YOUR TASK:
Give every line of the data again, unchanged, but with no pictures.
--- SOURCE MATERIAL ---
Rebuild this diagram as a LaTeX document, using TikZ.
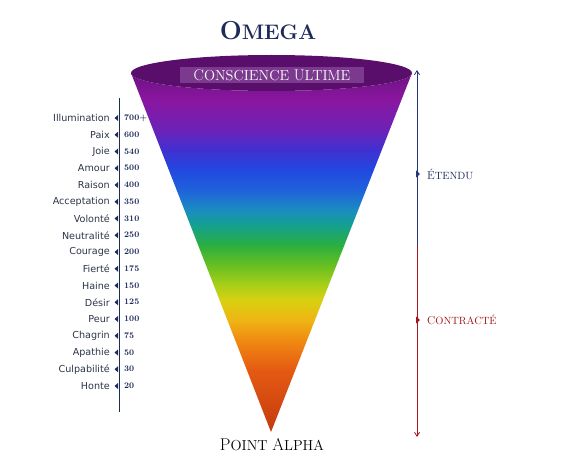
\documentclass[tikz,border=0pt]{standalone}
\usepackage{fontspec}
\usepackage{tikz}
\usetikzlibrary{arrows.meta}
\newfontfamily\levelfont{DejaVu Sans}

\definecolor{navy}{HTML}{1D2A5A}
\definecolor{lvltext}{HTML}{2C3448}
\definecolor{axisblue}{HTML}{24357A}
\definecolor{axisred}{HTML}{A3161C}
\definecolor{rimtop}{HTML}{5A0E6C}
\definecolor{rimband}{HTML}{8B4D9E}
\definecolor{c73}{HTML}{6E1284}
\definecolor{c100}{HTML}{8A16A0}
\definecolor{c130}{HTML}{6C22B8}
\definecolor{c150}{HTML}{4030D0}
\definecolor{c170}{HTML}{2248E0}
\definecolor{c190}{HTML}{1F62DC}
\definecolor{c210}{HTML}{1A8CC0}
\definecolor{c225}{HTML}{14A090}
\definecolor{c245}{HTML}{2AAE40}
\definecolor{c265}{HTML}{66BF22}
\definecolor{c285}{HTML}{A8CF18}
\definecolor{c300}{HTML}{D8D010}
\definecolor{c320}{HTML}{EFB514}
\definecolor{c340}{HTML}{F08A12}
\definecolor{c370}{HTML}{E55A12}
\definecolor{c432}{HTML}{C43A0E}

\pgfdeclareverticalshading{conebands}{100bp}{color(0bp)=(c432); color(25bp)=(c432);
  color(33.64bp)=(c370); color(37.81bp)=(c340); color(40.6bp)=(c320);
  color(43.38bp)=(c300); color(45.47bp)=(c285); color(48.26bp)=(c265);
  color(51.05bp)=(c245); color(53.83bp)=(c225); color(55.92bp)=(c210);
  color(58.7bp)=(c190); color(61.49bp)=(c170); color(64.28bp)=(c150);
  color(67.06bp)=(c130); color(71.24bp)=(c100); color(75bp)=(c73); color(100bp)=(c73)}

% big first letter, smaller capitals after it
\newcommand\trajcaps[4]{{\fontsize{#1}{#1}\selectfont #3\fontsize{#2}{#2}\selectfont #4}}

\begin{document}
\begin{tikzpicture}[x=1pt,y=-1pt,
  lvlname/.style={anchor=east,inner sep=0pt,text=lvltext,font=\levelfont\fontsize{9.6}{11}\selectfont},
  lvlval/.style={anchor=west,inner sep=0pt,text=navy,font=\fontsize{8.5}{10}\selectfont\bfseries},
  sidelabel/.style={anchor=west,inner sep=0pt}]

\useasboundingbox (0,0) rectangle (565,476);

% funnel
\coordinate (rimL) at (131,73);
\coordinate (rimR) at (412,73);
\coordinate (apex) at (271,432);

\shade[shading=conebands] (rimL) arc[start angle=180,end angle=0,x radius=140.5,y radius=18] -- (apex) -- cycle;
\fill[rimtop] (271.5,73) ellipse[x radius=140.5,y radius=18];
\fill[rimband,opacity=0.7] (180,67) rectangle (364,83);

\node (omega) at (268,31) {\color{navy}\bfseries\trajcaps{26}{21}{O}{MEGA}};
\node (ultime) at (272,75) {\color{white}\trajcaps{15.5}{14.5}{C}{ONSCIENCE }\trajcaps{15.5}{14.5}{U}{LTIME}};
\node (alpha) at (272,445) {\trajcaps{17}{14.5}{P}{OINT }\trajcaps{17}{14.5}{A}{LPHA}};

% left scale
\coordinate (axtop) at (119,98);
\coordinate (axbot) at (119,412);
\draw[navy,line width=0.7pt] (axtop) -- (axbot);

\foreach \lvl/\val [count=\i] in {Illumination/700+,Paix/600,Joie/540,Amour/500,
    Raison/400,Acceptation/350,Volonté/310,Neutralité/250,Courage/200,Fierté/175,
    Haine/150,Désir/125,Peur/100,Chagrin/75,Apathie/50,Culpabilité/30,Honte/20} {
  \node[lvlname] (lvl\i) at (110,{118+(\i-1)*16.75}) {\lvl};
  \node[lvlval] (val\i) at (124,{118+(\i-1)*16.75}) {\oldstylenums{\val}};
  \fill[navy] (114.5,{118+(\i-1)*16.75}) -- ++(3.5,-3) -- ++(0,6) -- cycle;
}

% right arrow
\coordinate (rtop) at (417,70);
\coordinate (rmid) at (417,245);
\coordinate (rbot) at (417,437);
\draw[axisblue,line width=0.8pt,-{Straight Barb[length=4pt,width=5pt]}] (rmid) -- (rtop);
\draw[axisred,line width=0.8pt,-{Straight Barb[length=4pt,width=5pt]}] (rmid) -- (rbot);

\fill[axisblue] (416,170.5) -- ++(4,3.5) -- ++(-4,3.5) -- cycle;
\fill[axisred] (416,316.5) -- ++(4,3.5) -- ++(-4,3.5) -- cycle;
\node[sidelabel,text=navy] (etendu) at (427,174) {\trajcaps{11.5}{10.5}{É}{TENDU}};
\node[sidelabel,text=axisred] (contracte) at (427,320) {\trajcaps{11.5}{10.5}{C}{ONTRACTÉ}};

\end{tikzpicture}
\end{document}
---
REPLY TO THE EXERCISE:
Rebuild this diagram as a LaTeX document, using TikZ.
\documentclass[tikz,border=0pt]{standalone}
\usepackage{fontspec}
\usepackage{tikz}
\usetikzlibrary{arrows.meta}
\newfontfamily\levelfont{DejaVu Sans}

\definecolor{navy}{HTML}{1D2A5A}
\definecolor{lvltext}{HTML}{2C3448}
\definecolor{axisblue}{HTML}{24357A}
\definecolor{axisred}{HTML}{A3161C}
\definecolor{rimtop}{HTML}{5A0E6C}
\definecolor{rimband}{HTML}{8B4D9E}
\definecolor{c73}{HTML}{6E1284}
\definecolor{c100}{HTML}{8A16A0}
\definecolor{c130}{HTML}{6C22B8}
\definecolor{c150}{HTML}{4030D0}
\definecolor{c170}{HTML}{2248E0}
\definecolor{c190}{HTML}{1F62DC}
\definecolor{c210}{HTML}{1A8CC0}
\definecolor{c225}{HTML}{14A090}
\definecolor{c245}{HTML}{2AAE40}
\definecolor{c265}{HTML}{66BF22}
\definecolor{c285}{HTML}{A8CF18}
\definecolor{c300}{HTML}{D8D010}
\definecolor{c320}{HTML}{EFB514}
\definecolor{c340}{HTML}{F08A12}
\definecolor{c370}{HTML}{E55A12}
\definecolor{c432}{HTML}{C43A0E}

\pgfdeclareverticalshading{conebands}{100bp}{color(0bp)=(c432); color(25bp)=(c432);
  color(33.64bp)=(c370); color(37.81bp)=(c340); color(40.6bp)=(c320);
  color(43.38bp)=(c300); color(45.47bp)=(c285); color(48.26bp)=(c265);
  color(51.05bp)=(c245); color(53.83bp)=(c225); color(55.92bp)=(c210);
  color(58.7bp)=(c190); color(61.49bp)=(c170); color(64.28bp)=(c150);
  color(67.06bp)=(c130); color(71.24bp)=(c100); color(75bp)=(c73); color(100bp)=(c73)}

% big first letter, smaller capitals after it
\newcommand\trajcaps[4]{{\fontsize{#1}{#1}\selectfont #3\fontsize{#2}{#2}\selectfont #4}}

\begin{document}
\begin{tikzpicture}[x=1pt,y=-1pt,
  lvlname/.style={anchor=east,inner sep=0pt,text=lvltext,font=\levelfont\fontsize{9.6}{11}\selectfont},
  lvlval/.style={anchor=west,inner sep=0pt,text=navy,font=\fontsize{8.5}{10}\selectfont\bfseries},
  sidelabel/.style={anchor=west,inner sep=0pt}]

\useasboundingbox (0,0) rectangle (565,476);

% funnel
\coordinate (rimL) at (131,73);
\coordinate (rimR) at (412,73);
\coordinate (apex) at (271,432);

\shade[shading=conebands] (rimL) arc[start angle=180,end angle=0,x radius=140.5,y radius=18] -- (apex) -- cycle;
\fill[rimtop] (271.5,73) ellipse[x radius=140.5,y radius=18];
\fill[rimband,opacity=0.7] (180,67) rectangle (364,83);

\node (omega) at (268,31) {\color{navy}\bfseries\trajcaps{26}{21}{O}{MEGA}};
\node (ultime) at (272,75) {\color{white}\trajcaps{15.5}{14.5}{C}{ONSCIENCE }\trajcaps{15.5}{14.5}{U}{LTIME}};
\node (alpha) at (272,445) {\trajcaps{17}{14.5}{P}{OINT }\trajcaps{17}{14.5}{A}{LPHA}};

% left scale
\coordinate (axtop) at (119,98);
\coordinate (axbot) at (119,412);
\draw[navy,line width=0.7pt] (axtop) -- (axbot);

\foreach \lvl/\val [count=\i] in {Illumination/700+,Paix/600,Joie/540,Amour/500,
    Raison/400,Acceptation/350,Volonté/310,Neutralité/250,Courage/200,Fierté/175,
    Haine/150,Désir/125,Peur/100,Chagrin/75,Apathie/50,Culpabilité/30,Honte/20} {
  \node[lvlname] (lvl\i) at (110,{118+(\i-1)*16.75}) {\lvl};
  \node[lvlval] (val\i) at (124,{118+(\i-1)*16.75}) {\oldstylenums{\val}};
  \fill[navy] (114.5,{118+(\i-1)*16.75}) -- ++(3.5,-3) -- ++(0,6) -- cycle;
}

% right arrow
\coordinate (rtop) at (417,70);
\coordinate (rmid) at (417,245);
\coordinate (rbot) at (417,437);
\draw[axisblue,line width=0.8pt,-{Straight Barb[length=4pt,width=5pt]}] (rmid) -- (rtop);
\draw[axisred,line width=0.8pt,-{Straight Barb[length=4pt,width=5pt]}] (rmid) -- (rbot);

\fill[axisblue] (416,170.5) -- ++(4,3.5) -- ++(-4,3.5) -- cycle;
\fill[axisred] (416,316.5) -- ++(4,3.5) -- ++(-4,3.5) -- cycle;
\node[sidelabel,text=navy] (etendu) at (427,174) {\trajcaps{11.5}{10.5}{É}{TENDU}};
\node[sidelabel,text=axisred] (contracte) at (427,320) {\trajcaps{11.5}{10.5}{C}{ONTRACTÉ}};

\end{tikzpicture}
\end{document}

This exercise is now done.